Insurance Company Types and Risk Management
Stock Insurance Companies
- Insurers traded on the New York Stock Exchange (e.g., Aflac, Allstate, GEICO, Progressive).
- Stockholders provide capital.
- Profits are shared with stockholders via dividends.
- Also known as "non-participating insurers" because policyholders typically don't receive dividends unless they are also stockholders.
Mutual Insurance Companies
- No shareholders; owned by policyholders.
- Not publicly traded.
- Policyholders are like stockholders: they elect the board of directors.
- Share in company gains through dividends.
- Known as "participating insurers" because policyholders participate in the company's profits.
- Examples: Nationwide, New York Life, and State Farm.
Reinsurance
- Insurance for insurers; allows insurers to share risk.
- The reinsurer pays a percentage of the company's losses or losses exceeding a predetermined amount.
- Benefits insurance companies, especially in cases of catastrophic loss.
- Example: September 11th terrorist attacks (estimated cost to insurance industry: 32,500,000,000).
- Reinsurance helped the industry recover two-thirds of its losses.
Reciprocal Insurers
- Unincorporated organizations of subscribers operating through an attorney in fact.
- A group of people or organizations that insure each other.
- Always non-profit.
- Members pay premiums into individual accounts.
- Expenses are spread equally among members if a claim is made.
- An advisory group of subscribers hires an attorney in fact for administration, underwriting, sales, promotion, and claims handling.
Fraternal Benefit Societies (or Fraternal Associations)
- Nonprofit mutual aid organizations primarily engaged in charitable or benevolent activities.
- Offer members insurance against death, disease, and disability.
- Members share common interests (e.g., religion, occupation, or ethnic background).
- Examples: The Elks, Catholic United Financial, and Sons of Norway.
- Funded by the sale of financial services and life insurance to members.
- Insurance benefits are assessable; benefits must have a set monetary value.
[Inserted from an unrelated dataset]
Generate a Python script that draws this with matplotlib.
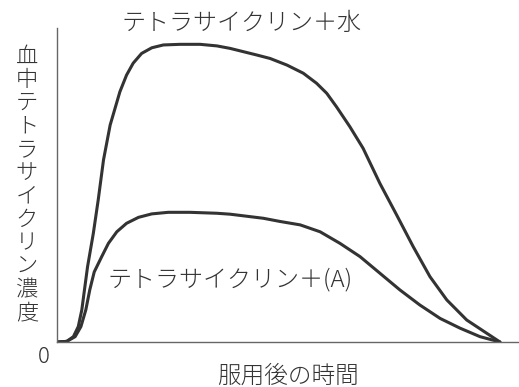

- Members are both providers and recipients of benefits.
- Members may be required to pay their share of deficiencies if the society's claims-paying ability is impaired.
Self-Insurance
- An individual or company sets aside money for potential losses instead of paying premiums to an insurer.
- The employer or individual assumes the risk but gains greater control and transparency in plan design and claims.
- Example: A small company with few employees and low risk covering health or disability benefits itself.
Captive Insurance Companies
- Formed by large businesses to self-insure.
- Exist solely to serve their parent company.
- The parent company pays premiums and files claims as usual.
- Profits made by the captive insurance company go back to the parent company.
- Example: Ashley River Insurance Company (captive insurer of Dollar General).
- Provides workers' compensation, stop-loss medical insurance, and non-property liability insurance.
- Not permitted in all states.
Risk Retention Groups (RRGs)
- Companies pool resources to create a shared captive insurer.
- Can provide all types of liability coverage to their members except workers' compensation insurance.
- Owned by their members (like mutual insurance companies).
- A form of self-insurance and are not subject to all the regulations governing traditional insurers, but they do pay premium taxes.
- Subject to examination by the State Insurance Commissioner and the state's unfair claim settlement practice laws.
- Authorized by the Federal Product Liability Risk Retention Act of 1981 and the Liability Risk Retention Act of 1986.
- Businesses in the same industry can form an RRG to avoid premium fluctuations and tailor coverage for their needs.
- Example: RRG for physicians retaining lawyers specializing in medical malpractice claims.
- All members must be in similar business endeavors.
- Need to be licensed in one state but don't have to be licensed in every state in which they operate.
- Examples: United Educators (UE) and the Alliance of Nonprofits for Insurance (ANI).
Lloyd's of London
- An insurance marketplace dating back to the late seventeenth century.
- Started with marine insurance but expanded to property, liability, and reinsurance.
- A marketplace where insurance brokers do business with underwriters to share/transfer risks.
- Members pay a fee to cover the costs of running the association but are not financially responsible for all other Lloyd's members.